Si Mikio Naruse a su traiter avec brio la femme, et sur le même thème avec Une femme monte l'escalier, soignant sa mise en scène, on trouve ici l'importance des personnages mais au détriment d'une qualité d'image et de mise en valeur des décors, On pense aussi à Kenji Mizoguchi et son film La rue de la honte pour l'esclavage sexuel, les quelques touches d'humour en moins.
Imamura dans ses partis pris cliniques n'en est pas moins un cinéaste à suivre même si le noir et blanc de circonstance, et les quelques plans suggérant à merveille l'enfermement, ont du mal à nous sortir de la froideur ambiante.
On peut également être étonné du titre du film, Chroniques entomologiques du Japon qui nous suggère le trajet tel Sysiphe, de l'insecte en seule introduction, avançant tant bien que mal le long d'une butte. Faible métaphore pour retranscrire le long voyage de Tome, de sa naissance à sa vie de femme, de sa séduction de jeune fille à la femme vieillie et laissée pour compte, du monde rural à la ville, avant une prise de conscience tardive, tout ceci en regard d'un Japon en mutation sur plusieurs décennies.
Si les propriétaires terriens devront partager leurs terres avec la nouvelle loi agraire, et offrir aux paysans leur propre exploitation, on retrouve du cinéaste sa critique de l'occidentalisation pour en suggérer la perdition et le changement radical de Tome.

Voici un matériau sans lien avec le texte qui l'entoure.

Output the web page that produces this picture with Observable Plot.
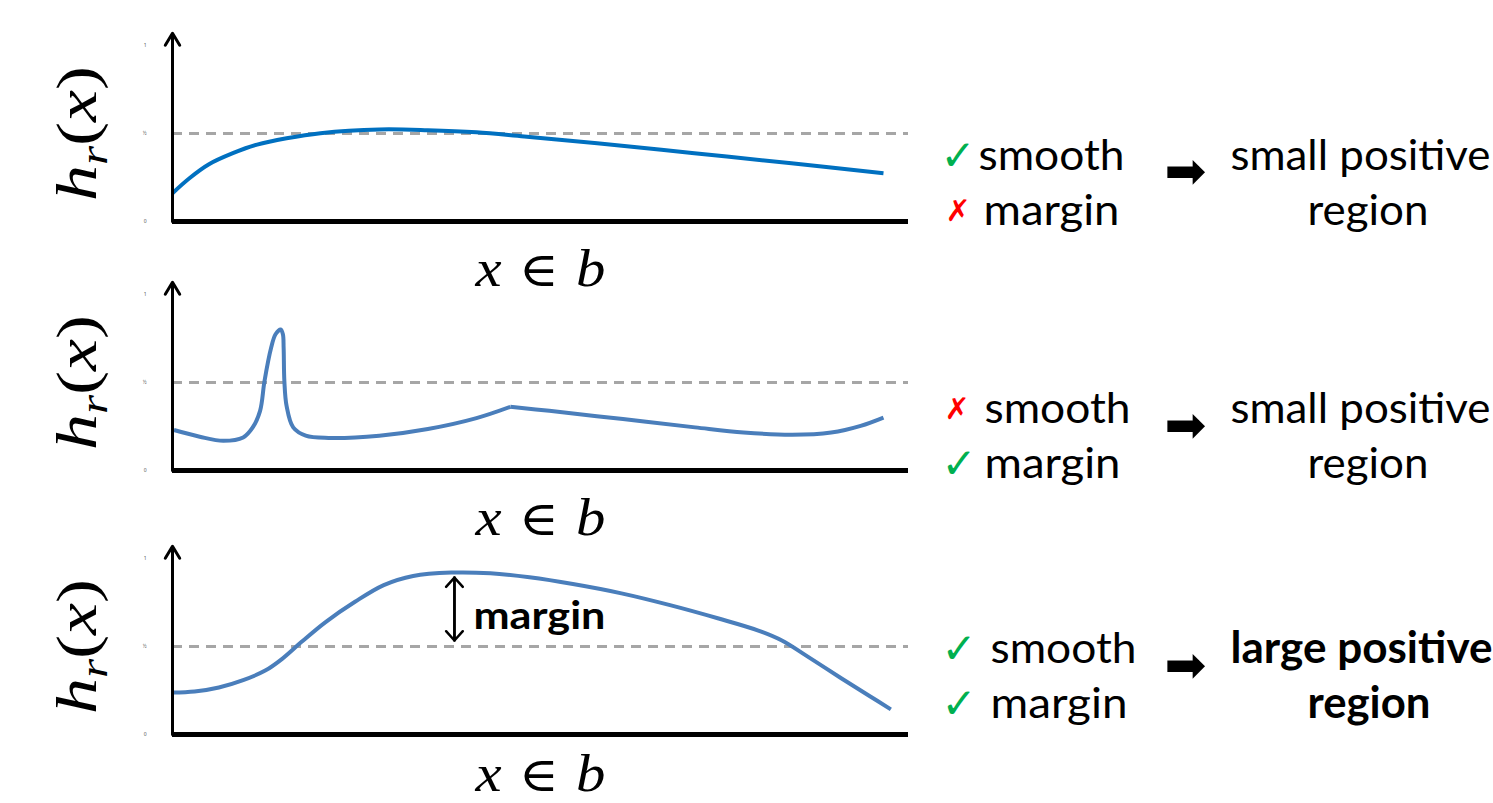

Et comme encore pour La ballade les retrouvailles familiales à venir, rassurent et offrent ce soupçon d'optimisme si rare, du cinéaste. Pour Nobuko le monde de la terre et l'espoir qu'il suscite par la simplicité d'une vie sans compromission, le refus de la manipulation et des miroirs aux alouettes, laisse poindre l'espoir pour ces femmes à choisir leur chemin pour un beau pied de nez au patriarcat.